Will my `post` data passed via SSL with CURL be safe enough?

I am developing API and want it to be fully secure. Please consider this function code

public function send_ok($tdata, $mdata)
{
    $url = str_replace('http://', '', $mdata['api_transaction_return_url']);
    $url = str_replace('http://', '', $url);
    $url = 'https://'.$url;
    $process = curl_init($url);
    curl_setopt($process, CURLOPT_SSL_VERIFYPEER, FALSE);
    curl_setopt($process, CURLOPT_SSL_VERIFYHOST, FALSE);

    curl_setopt($process, CURLOPT_POST, 1);
    curl_setopt($process, CURLOPT_POSTFIELDS, $tdata);

    curl_setopt($process, CURLOPT_RETURNTRANSFER, 1);

    $return = curl_exec($process);
}

This function sending response to the remote server with payment confirm. So, I pass data via SSL but is it safe enough and what other methods I can use to make my data fully secure?

Upvotes: 1

Views: 76

Answers (1)

deceze
deceze

Reputation: 522005

SSL provides encryption of the data in transit, so it's safe from prying eyes (let's skip a whole bunch of caveats about broken cipher suites and so on). This makes SSL connections secure as such.

However, can you really be sure who you're actually sending data to? Maybe an attacker has compromised your network insofar that you're actually connecting to him instead of the payment server you think you're connecting to, and you're sending all the payment information right to the attacker.
Well, SSL has a solution to that problem as well: identification through certificates, validated by an authority through the public key infrastructure.
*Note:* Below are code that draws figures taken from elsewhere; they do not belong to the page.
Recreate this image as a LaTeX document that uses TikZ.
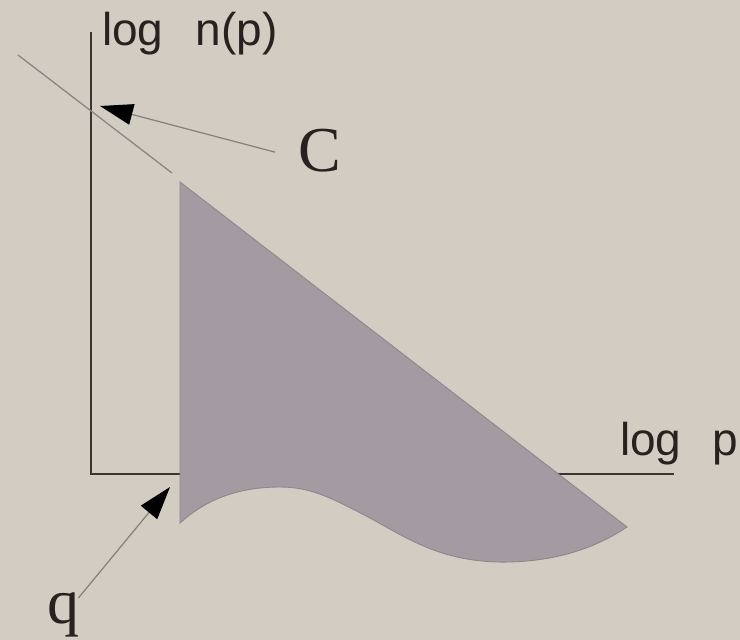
\documentclass[tikz,border=0pt]{standalone}
\usepackage{fontspec}
\setmainfont{Liberation Serif}
\newfontfamily\axfont{Liberation Sans}
\usetikzlibrary{arrows.meta}
\definecolor{bg}{HTML}{D3CCC3}
\definecolor{fillc}{HTML}{A39BA1}
\definecolor{edgec}{HTML}{8E868B}
\definecolor{axisc}{HTML}{3B3430}
\definecolor{textc}{HTML}{27221F}
\definecolor{thinc}{HTML}{8C8585}
\definecolor{shaftc}{HTML}{857E7D}
\begin{document}
\begin{tikzpicture}[x=1pt,y=-1pt,
  axisline/.style={draw=axisc,line width=2.2pt},
  thinline/.style={draw=thinc,line width=1.3pt},
  pointer/.style={draw=shaftc,line width=1.2pt,-{Triangle[length=33pt,width=21pt,fill=black,color=black]}},
  sanslab/.style={inner sep=0pt,anchor=base west,text=textc,font=\axfont\fontsize{46}{54}\selectfont},
  seriflab/.style={inner sep=0pt,anchor=base west,text=textc,font=\fontsize{64}{76}\selectfont},
  region/.style={fill=fillc,draw=edgec,line width=0.9pt}
]
\fill[bg] (0,0) rectangle (740,640);
\useasboundingbox (0,0) rectangle (740,640);

% axes
\coordinate (O) at (91,474);
\coordinate (Ytop) at (91,32);
\coordinate (Xend) at (674,474);
\draw[axisline] (Ytop) -- (O) -- (Xend);

% thin diagonal line
\coordinate (L1) at (18,55);
\coordinate (L2) at (172,173);
\draw[thinline] (L1) -- (L2);

% shaded region
\path[region] (180,182) -- (627,527)
  .. controls (590,552) and (545,563) .. (497,562)
  .. controls (440,560) and (410,540) .. (370,518)
  .. controls (330,497) and (310,487) .. (280,487)
  .. controls (230,487) and (200,505) .. (180,523) -- cycle;

% labels
\node[sanslab] (ylab) at (102,45) {log\hspace{32pt}n(p)};
\node[sanslab] (xlab) at (620,455) {log\hspace{31pt}p};
\node[seriflab] (Clab) at (298,171) {C};
\node[seriflab] (qlab) at (47,623) {q};

% arrows
\coordinate (Ctip) at (100,106);
\coordinate (qtip) at (170,487);
\draw[pointer] ([xshift=-23pt,yshift=-2pt]Clab.west) -- (Ctip);
\draw[pointer] ([xshift=-1pt,yshift=-6pt]qlab.north east) -- (qtip);
\end{tikzpicture}
\end{document}
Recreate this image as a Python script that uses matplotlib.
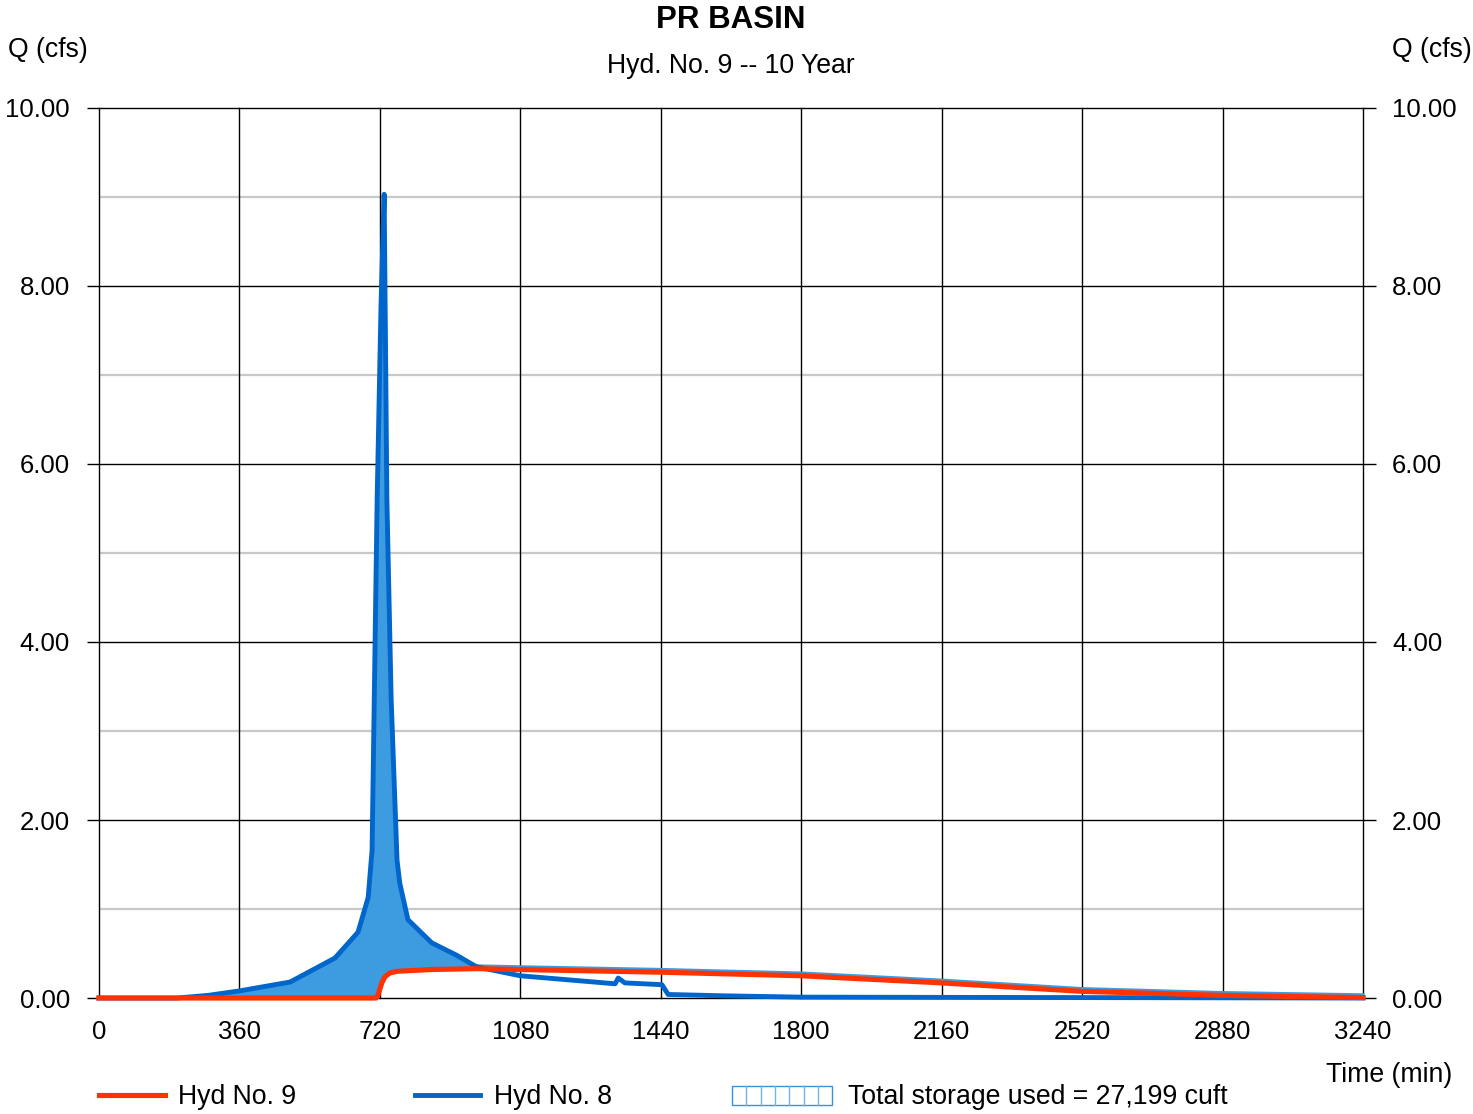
import numpy as np
import matplotlib
matplotlib.use("Agg")
import matplotlib.pyplot as plt
from matplotlib.lines import Line2D
from matplotlib.patches import Rectangle

plt.rcParams['font.family'] = ['Liberation Sans', 'DejaVu Sans']

# Hyd No. 8 (inflow)
t8 = [0, 200, 280, 360, 490, 605, 664, 690, 700, 713, 723, 731, 738, 749, 764, 771,
      792, 853, 917, 968, 1080, 1323, 1331, 1348, 1443, 1459, 1600, 1800, 3240]
q8 = [0, 0, 0.03, 0.08, 0.18, 0.45, 0.74, 1.13, 1.66, 5.6, 7.8, 9.03, 5.6, 3.35, 1.55, 1.29,
      0.88, 0.62, 0.48, 0.35, 0.25, 0.16, 0.225, 0.17, 0.15, 0.04, 0.025, 0.01, 0.0]

# Hyd No. 9 (outflow)
t9 = [0, 710, 715, 725, 733, 745, 763, 850, 968, 1080, 1440, 1800, 2160, 2520, 2880, 3240]
q9 = [0, 0, 0.03, 0.17, 0.24, 0.28, 0.30, 0.32, 0.33, 0.32, 0.29, 0.25, 0.17, 0.075, 0.03, 0.005]

xticks = [0, 360, 720, 1080, 1440, 1800, 2160, 2520, 2880, 3240]
yticks = [0, 2, 4, 6, 8, 10]
yminor = [1, 3, 5, 7, 9]

RED = '#ff3300'
BLUE = '#0066cc'
FILL = '#3d9be0'
FS = 19.2

fig = plt.figure(figsize=(14.73, 11.14), dpi=100)
ax = fig.add_axes([0.0672, 0.1041, 0.8581, 0.7990])

# common grid for storage fill
tt = np.union1d(t8, t9)
in_q = np.interp(tt, t8, q8)
out_q = np.interp(tt, t9, q9)
ax.fill_between(tt, out_q, in_q, where=in_q >= out_q, interpolate=True,
                color=FILL, lw=0, zorder=2)
tail = tt >= 960
ax.plot(tt[tail], out_q[tail] + 0.03, color=FILL, lw=2.4, zorder=3, clip_on=False)

ax.plot(t8, q8, color=BLUE, lw=3.5, zorder=4, solid_joinstyle='round', clip_on=False)
ax.plot(t9, q9, color=RED, lw=3.7, zorder=5, solid_joinstyle='round', clip_on=False)

ax.set_xlim(0, 3240)
ax.set_ylim(0, 10)
ax.set_xticks(xticks)
ax.set_yticks(yticks)
ax.set_yticks(yminor, minor=True)
ax.set_yticklabels([f"{v:.2f}" for v in yticks])

for y in yminor:
    ax.axhline(y, color='#c8c8c8', lw=1.6, zorder=1)
for y in yticks:
    ax.axhline(y, color='black', lw=1.0, zorder=1, clip_on=False)
for x in xticks:
    ax.axvline(x, color='black', lw=1.0, zorder=1, clip_on=False)

for s in ax.spines.values():
    s.set_visible(False)

ax.tick_params(axis='y', which='major', length=9, width=1, color='black',
               labelsize=18.5, pad=12, left=True, right=True,
               labelleft=True, labelright=True)
ax.tick_params(axis='y', which='minor', length=0)
ax.tick_params(axis='x', length=0, labelsize=18.5, pad=16)

fig.text(0.4963, 0.9820, "PR BASIN", ha='center', va='center',
         fontsize=22.5, fontweight='bold')
fig.text(0.4963, 0.9407, "Hyd. No. 9 -- 10 Year", ha='center', va='center', fontsize=FS)
fig.text(0.0054, 0.9552, "Q (cfs)", ha='left', va='center', fontsize=FS)
fig.text(0.9993, 0.9552, "Q (cfs)", ha='right', va='center', fontsize=FS)
fig.text(0.9857, 0.0350, "Time (min)", ha='right', va='center', fontsize=FS)

# legend
ly = 0.0171
fig.add_artist(Line2D([0.0672, 0.112], [ly, ly], color=RED, lw=3.7))
fig.text(0.1208, ly - 0.0018, "Hyd No. 9", ha='left', va='center', fontsize=FS)
fig.add_artist(Line2D([0.2817, 0.3259], [ly, ly], color=BLUE, lw=3.5))
fig.text(0.3354, ly - 0.0018, "Hyd No. 8", ha='left', va='center', fontsize=FS)
bx0, bx1, by0, by1 = 0.497, 0.565, 0.0081, 0.0251
for xi in np.linspace(bx0, bx1, 8)[1:-1]:
    fig.add_artist(Line2D([xi, xi], [by0, by1], color='#6fb3ea', lw=1.0))
fig.add_artist(Rectangle((bx0, by0), bx1 - bx0, by1 - by0, fill=False,
                         edgecolor='#3d8fd8', lw=1.0, transform=fig.transFigure))
fig.text(0.5757, ly - 0.0018, "Total storage used = 27,199 cuft", ha='left', va='center',
         fontsize=FS)

fig.savefig("out.png", dpi=100)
If a certificate checks out as valid for a certain domain, you can be reasonably sure you're talking to the right server (let's skip a whole bunch of caveats about how this may break in practice if not done absolutely right here).

Unfortunately, you're completely foregoing all those features:

curl_setopt($process, CURLOPT_SSL_VERIFYPEER, FALSE);
curl_setopt($process, CURLOPT_SSL_VERIFYHOST, FALSE);

If you want to be sure you're talking to the right server, those two options need to be on.

If you fix that, it's reasonably secure. As reasonable as any regular security practice dictates. Will it stand up to a really determined attacker with the right resources? Maybe, maybe not. There are various ways in which an SSL connection can theoretically or practically be attacked, and some of these attacks can be mitigated by you and others may need support from the party you're connecting to.
However, it's much more likely that some other part of your server, of your PHP code, has some gaping security hole which an attacker will exploit before bothering to actually break a technology which has proven reasonably secure over time.